L'histoire :
Dotée d’une taille mannequin et d’une silhouette gracieuse, Apolline se rend à son travail à pied. Dans la rue, un type l’interpelle pour la taxer d’une cigarette… comme elle refuse, elle se fait traiter de sale pute. Au boulot, son boss lui demande de mettre un décolleté et une mini-jupe lors de la réunion prochaine avec un client, afin de favoriser le deal… Elle fulmine car c’est elle qui a préparé tout le fond du dossier. Et comme elle s’énerve de cette injustice, son collègue lui demande si elle a ses règles. Chez ses parents, sa mère n’attend qu’une chose : qu’elle garde la ligne afin de séduire un homme qui lui fasse des petits-enfants. Bref, Apolline n’en peut plus de ce sexisme ambiant. La nuit, elle consulte sur tablette web des articles qui parlent des Femen, un mouvement féministe venu d’Ukraine. Leurs militantes manifestent avec les seins nus pour protester contre les phallocrates et les religions archaïques. Le lendemain, elle leur envoie un mail pour participer à une réunion. Elle n’est pas sûre à 100% de sa démarche, mais elle a bien envie de se battre pour changer le statut des femmes…

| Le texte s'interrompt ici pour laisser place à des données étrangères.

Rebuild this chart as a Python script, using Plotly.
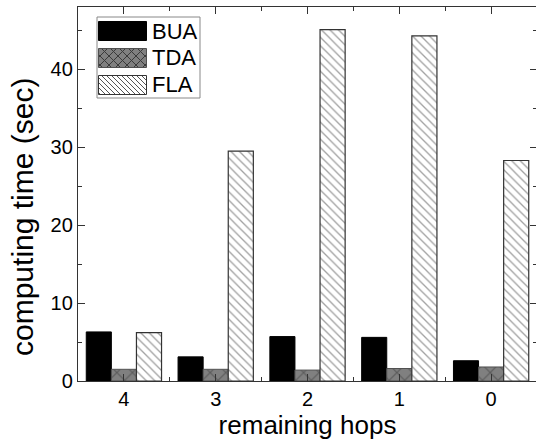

Ce qu'on en pense sur la planète BD :
Ça commence pourtant assez mal : en guise de présentation de son personnage central d’Apolline, l’éclectique Michel Dufranne enfile comme des perles tous les poncifs sur le machisme ordinaire et son corolaire, le féminisme réac’. L’un est aussi agaçant que l’autre, et cette entrée en matière caricaturale ne permet pas de s’attacher immédiatement au parcours militant de l’héroïne. Il semble néanmoins que ce soit nécessaire pour comprendre ce qui pousse une femme à rejoindre le mouvement des Femen, justement né de cet agacement à travers les générations. Rappelons-en les grands principes : des femmes manifestent soudainement et virulemment sur la voie publique, des slogans peints sur leur poitrine dénudée, pour dénoncer la dictature patriarcale, la religion et l’industrie du sexe. Beaucoup ne comprennent pas l’expression militante de la nudité. Et pourtant, ce mouvement interpelle et fait bouger les lignes. Dufranne explique en préface que sa BD n’est nullement une biographie : Apolline n’existe pas, elle est une pure fiction, amalgame de multiples rencontres et témoignages avec des Femen. Elle permet de synthétiser un parcours militant type, d’en comprendre les motivations et les risques, sans jamais prendre parti ni donner de leçons. En ce sens, ce « journal » parfaitement réussi apporte une pierre vulgarisatrice utile à un débat on ne peut plus actuel. Le dessin « manga girly » de Séverine Lefebvre supporte cette partition sociétale dans un registre « pop-trash » approprié, sur 122 planches essentiellement composées des visages des protagonistes en gros-plan, rehaussés d’aplats de couleur délavées et modernes.